Factor Seven: Personality type
Various models continue to come out of more recent research. In addition to the standard Big 5 (OCEAN) model there is convincing progress on the moral foundations model; see Jonathan Haidt’s theory of moral psychology.** He identifies five components of personality—harm, fairness, liberty, loyalty, authority, and sanctity. The combined settings (low to high) of each of these makes up our personality tendency, yielding results like resistance to change, tolerance for crudeness, deference to authority, etc. He also takes a stance on intuition vs reasoning, intuition being a quick pre-thought reaction to new information or a situation. Considered judgement follows but is biased by the intuition already in effect. See https://www.believeinreality.com/the-righteous-mind-a-book-review/.

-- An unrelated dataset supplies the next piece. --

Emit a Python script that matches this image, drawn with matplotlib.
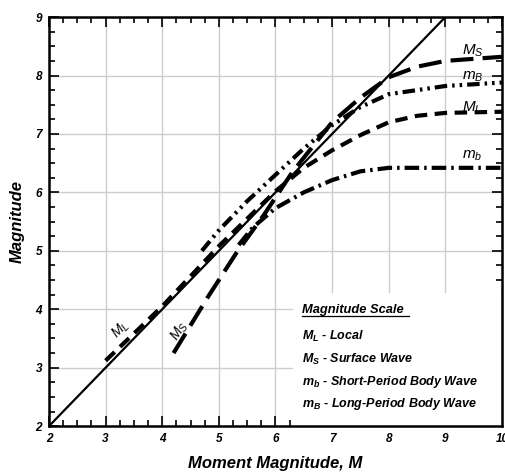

There are soft edges to the factors above, at least concerning our current ability to ascertain where one ends and another begins. If one holds a belief in spite of contrary or nonexistent evidence—for example a belief that the Earth is 6000 years old—what factors are in play? All of them. The better question is what factors dominate; a balance determines our willingness and ability to correct errors. We do not have good ways to quantify these factors, nor perhaps will we ever. IQ tests for example are notoriously controversial. What should be noted however is that any factor may be overcome by the influence of the others. Keep this in mind the next time you are tempted to dismiss another’s opinion as unfounded. Being incorrect does not mean one is being irrational.
*In fact 0 and 100 is unreachable unless one is able to suppress the capacity to reason. In practice everything we know ranges from 1 to 99; there is always an element of doubt. Though some will argue otherwise, claiming purchase on the extremes is an act of rationalization, denial or delusion.